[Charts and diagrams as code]
+ + +

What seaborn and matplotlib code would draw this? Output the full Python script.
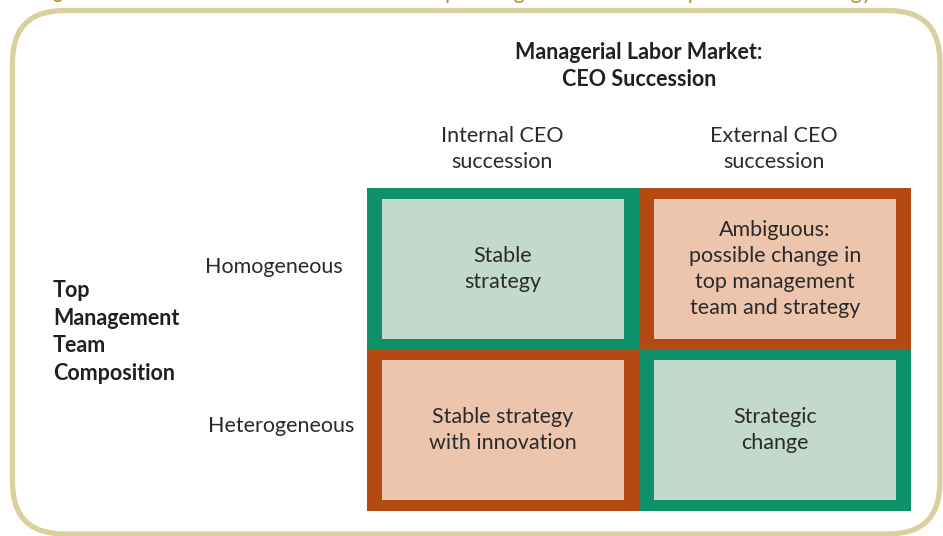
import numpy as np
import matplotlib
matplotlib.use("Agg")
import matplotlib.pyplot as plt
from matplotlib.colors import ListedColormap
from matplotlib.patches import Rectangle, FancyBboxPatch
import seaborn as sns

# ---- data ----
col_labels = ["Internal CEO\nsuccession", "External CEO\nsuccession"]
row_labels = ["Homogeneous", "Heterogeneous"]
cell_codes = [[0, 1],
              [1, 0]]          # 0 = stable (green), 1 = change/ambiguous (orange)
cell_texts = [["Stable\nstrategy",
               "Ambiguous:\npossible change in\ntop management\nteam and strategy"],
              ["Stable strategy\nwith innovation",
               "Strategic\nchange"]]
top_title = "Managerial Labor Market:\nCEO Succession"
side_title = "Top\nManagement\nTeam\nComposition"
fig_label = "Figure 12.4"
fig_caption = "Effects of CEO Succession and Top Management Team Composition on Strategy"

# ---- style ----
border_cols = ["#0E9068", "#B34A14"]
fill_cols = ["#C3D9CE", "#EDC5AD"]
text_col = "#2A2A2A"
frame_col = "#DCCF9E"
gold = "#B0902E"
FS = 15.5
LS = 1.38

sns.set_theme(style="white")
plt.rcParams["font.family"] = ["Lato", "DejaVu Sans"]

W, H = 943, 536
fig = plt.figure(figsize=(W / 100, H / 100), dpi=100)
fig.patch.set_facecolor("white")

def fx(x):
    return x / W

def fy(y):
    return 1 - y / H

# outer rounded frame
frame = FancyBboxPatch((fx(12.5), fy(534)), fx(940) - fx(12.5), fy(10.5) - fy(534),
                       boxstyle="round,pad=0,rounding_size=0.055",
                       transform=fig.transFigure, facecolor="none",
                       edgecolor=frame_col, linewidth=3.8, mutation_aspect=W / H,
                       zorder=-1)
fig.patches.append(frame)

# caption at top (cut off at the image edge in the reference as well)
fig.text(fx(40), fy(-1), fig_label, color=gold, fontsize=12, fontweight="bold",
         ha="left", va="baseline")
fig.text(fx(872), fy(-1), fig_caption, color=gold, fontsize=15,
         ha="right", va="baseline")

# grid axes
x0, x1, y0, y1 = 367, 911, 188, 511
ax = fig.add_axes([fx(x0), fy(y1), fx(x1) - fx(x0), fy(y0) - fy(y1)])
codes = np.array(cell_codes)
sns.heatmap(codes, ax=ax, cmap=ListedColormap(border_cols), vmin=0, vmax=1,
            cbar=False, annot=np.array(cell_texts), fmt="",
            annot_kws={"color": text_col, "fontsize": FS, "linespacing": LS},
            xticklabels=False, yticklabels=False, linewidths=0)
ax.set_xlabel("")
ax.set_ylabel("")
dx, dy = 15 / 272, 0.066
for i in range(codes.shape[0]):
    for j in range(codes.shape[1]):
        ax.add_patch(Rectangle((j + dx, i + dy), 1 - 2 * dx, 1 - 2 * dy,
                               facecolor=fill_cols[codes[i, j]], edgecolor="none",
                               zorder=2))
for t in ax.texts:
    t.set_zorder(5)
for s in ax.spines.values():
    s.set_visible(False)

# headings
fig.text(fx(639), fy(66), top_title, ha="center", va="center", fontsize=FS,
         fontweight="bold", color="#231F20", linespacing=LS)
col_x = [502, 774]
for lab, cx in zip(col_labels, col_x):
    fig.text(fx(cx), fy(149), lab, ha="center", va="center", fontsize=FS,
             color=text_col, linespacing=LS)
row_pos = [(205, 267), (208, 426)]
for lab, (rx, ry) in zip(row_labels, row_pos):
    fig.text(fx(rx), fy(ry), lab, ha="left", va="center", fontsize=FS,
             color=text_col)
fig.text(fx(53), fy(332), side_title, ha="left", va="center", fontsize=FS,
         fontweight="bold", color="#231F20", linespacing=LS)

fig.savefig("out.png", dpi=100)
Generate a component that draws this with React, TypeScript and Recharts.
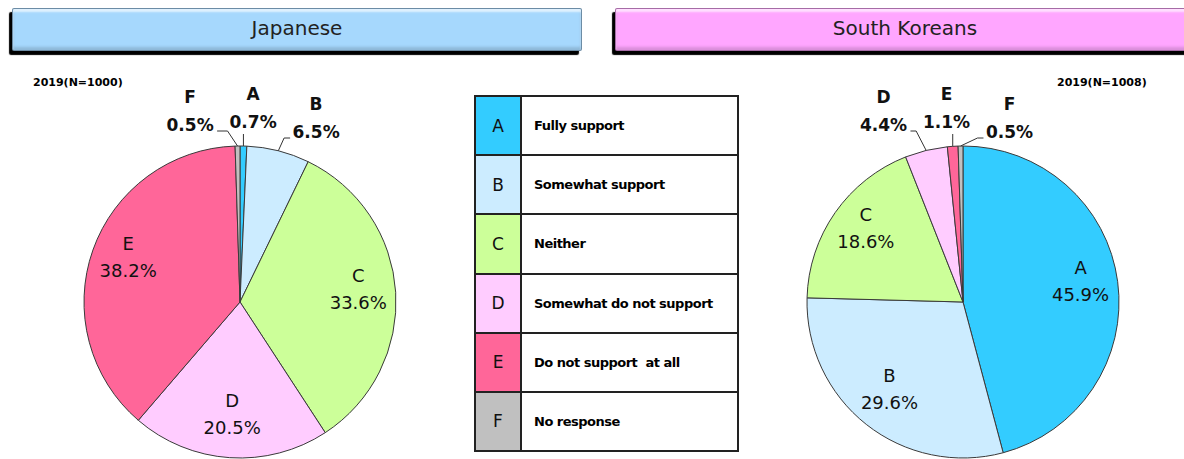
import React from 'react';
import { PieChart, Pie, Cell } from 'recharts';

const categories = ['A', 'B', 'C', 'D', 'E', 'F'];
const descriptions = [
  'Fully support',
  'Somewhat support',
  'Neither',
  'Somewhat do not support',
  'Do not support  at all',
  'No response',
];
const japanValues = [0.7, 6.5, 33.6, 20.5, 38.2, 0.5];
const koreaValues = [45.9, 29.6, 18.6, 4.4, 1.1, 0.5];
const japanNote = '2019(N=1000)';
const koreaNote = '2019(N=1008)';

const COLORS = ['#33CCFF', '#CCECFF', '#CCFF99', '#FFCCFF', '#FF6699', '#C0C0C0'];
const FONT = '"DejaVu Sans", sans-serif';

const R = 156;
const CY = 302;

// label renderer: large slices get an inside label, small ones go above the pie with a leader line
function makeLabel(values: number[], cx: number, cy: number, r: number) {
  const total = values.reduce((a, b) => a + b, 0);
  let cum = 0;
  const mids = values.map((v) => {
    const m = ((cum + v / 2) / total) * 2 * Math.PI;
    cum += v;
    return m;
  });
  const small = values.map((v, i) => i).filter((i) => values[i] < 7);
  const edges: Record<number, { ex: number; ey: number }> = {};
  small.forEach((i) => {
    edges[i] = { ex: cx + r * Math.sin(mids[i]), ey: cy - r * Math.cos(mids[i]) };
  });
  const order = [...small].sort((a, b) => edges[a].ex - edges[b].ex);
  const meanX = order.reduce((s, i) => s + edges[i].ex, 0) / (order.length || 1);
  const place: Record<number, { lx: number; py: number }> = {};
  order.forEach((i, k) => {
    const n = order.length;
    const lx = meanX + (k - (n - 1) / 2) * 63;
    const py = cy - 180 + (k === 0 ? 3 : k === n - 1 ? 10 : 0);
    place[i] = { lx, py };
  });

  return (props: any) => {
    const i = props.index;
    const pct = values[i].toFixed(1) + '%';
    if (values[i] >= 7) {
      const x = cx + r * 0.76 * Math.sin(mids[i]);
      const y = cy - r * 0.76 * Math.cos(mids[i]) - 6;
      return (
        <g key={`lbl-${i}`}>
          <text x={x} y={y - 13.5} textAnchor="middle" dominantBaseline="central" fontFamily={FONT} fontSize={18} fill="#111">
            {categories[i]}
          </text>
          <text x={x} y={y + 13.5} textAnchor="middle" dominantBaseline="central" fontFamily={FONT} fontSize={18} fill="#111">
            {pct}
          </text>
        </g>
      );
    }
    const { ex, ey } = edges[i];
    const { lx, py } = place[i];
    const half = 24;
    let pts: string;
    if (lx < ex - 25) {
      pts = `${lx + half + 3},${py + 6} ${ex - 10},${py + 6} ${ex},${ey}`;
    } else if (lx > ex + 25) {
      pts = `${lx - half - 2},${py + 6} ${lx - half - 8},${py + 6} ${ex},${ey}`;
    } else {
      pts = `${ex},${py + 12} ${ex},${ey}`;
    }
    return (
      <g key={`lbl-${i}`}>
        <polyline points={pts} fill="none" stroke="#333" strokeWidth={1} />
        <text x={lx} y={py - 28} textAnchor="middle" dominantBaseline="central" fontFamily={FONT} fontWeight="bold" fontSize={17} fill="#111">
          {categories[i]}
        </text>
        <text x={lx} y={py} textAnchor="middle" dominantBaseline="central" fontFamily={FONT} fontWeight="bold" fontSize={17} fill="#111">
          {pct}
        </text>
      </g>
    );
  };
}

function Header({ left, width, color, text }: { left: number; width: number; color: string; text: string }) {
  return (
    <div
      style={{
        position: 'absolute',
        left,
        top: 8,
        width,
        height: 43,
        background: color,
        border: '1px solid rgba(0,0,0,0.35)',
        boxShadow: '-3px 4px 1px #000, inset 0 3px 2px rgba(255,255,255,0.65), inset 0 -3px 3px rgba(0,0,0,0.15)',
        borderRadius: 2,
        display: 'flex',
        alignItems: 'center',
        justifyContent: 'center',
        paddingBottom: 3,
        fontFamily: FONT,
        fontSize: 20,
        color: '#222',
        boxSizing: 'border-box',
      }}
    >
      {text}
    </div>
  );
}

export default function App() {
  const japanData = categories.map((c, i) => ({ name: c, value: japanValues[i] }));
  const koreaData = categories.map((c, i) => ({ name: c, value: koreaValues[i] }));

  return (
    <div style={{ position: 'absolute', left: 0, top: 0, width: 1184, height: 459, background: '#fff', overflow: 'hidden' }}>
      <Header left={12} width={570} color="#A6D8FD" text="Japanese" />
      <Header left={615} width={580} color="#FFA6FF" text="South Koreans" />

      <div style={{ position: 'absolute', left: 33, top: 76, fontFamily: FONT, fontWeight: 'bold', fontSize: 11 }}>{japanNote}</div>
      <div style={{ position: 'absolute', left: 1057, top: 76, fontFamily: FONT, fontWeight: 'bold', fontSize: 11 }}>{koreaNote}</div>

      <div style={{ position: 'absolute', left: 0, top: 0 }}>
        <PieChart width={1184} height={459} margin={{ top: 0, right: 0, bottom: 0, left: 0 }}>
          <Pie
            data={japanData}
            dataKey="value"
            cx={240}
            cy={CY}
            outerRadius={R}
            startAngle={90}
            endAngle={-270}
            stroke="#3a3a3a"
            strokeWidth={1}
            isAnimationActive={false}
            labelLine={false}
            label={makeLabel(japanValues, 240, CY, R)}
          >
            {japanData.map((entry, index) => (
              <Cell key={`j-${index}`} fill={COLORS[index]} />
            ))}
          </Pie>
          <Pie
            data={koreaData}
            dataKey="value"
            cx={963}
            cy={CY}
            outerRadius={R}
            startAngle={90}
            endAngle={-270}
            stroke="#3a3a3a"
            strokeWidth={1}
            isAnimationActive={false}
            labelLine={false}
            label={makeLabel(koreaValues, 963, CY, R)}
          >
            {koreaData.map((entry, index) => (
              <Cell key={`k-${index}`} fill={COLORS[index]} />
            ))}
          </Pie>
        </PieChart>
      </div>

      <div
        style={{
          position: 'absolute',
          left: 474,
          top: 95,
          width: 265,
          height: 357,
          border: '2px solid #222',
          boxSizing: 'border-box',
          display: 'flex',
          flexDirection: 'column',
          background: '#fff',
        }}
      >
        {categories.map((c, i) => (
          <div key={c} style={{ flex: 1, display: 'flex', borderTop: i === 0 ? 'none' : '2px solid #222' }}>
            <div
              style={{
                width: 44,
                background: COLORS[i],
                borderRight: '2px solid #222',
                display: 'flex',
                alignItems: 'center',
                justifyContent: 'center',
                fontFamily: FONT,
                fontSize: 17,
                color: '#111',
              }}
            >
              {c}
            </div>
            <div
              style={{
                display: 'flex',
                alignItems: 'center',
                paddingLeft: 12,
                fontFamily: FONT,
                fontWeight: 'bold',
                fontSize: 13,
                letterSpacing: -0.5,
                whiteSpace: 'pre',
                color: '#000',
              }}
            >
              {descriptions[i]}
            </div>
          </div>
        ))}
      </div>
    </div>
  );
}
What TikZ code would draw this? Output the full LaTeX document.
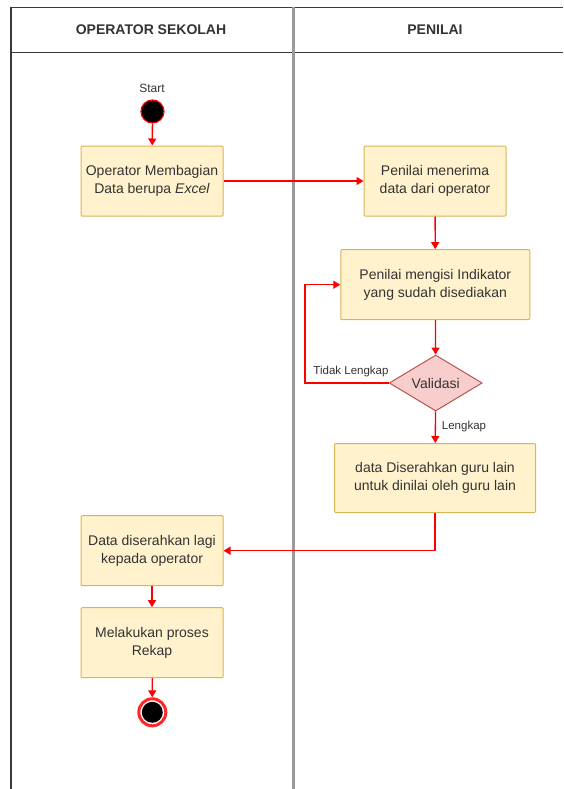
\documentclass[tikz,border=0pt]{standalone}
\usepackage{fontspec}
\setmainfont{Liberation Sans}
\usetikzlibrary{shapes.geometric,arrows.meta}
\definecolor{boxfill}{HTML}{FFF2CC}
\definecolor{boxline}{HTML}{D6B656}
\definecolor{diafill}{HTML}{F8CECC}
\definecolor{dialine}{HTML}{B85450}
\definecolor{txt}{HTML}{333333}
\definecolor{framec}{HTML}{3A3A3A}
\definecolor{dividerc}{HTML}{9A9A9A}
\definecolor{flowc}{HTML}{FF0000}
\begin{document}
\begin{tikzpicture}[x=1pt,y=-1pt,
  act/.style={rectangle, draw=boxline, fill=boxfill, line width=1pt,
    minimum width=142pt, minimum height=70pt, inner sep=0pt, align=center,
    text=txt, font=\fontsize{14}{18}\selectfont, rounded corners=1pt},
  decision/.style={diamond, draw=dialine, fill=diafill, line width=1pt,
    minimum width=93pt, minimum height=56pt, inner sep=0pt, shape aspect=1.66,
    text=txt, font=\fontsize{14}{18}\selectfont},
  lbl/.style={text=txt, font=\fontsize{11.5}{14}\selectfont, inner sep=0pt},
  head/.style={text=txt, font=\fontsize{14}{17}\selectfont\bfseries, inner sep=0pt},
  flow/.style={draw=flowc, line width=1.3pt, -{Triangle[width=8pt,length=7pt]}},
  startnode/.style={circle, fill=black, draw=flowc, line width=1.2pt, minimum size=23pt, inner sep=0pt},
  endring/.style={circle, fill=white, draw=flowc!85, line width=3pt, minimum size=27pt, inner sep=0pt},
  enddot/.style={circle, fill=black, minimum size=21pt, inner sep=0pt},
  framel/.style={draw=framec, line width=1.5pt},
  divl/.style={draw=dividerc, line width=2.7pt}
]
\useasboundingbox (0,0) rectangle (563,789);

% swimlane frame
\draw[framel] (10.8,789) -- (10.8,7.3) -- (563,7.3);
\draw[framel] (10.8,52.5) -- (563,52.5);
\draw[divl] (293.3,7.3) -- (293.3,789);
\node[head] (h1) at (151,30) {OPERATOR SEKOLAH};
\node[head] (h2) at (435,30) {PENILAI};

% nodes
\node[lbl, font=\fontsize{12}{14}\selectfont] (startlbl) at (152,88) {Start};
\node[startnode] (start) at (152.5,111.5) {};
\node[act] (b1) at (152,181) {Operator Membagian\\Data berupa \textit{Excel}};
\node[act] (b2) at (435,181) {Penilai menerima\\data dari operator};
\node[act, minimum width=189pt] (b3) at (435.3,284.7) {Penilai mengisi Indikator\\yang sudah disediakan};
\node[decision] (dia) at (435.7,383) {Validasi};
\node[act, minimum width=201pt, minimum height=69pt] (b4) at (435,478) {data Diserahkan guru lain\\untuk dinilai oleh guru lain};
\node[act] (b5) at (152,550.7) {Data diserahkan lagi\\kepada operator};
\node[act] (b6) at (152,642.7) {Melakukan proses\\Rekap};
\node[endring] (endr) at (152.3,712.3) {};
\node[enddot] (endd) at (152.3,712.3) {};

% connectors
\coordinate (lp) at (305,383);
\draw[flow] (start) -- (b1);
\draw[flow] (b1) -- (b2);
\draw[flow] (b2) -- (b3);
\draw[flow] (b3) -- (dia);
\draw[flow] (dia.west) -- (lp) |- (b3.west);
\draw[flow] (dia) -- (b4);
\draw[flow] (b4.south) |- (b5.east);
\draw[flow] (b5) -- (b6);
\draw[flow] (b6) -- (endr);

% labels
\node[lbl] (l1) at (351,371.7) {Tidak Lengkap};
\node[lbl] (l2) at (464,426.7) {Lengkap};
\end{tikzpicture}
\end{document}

+ + +

Please reproduce, word for word, every line from the first line of the records above through the line containing "import seaborn as sns", and leave out the pictures.

WRITTEN ANSWER:
What seaborn and matplotlib code would draw this? Output the full Python script.
import numpy as np
import matplotlib
matplotlib.use("Agg")
import matplotlib.pyplot as plt
from matplotlib.colors import ListedColormap
from matplotlib.patches import Rectangle, FancyBboxPatch
import seaborn as sns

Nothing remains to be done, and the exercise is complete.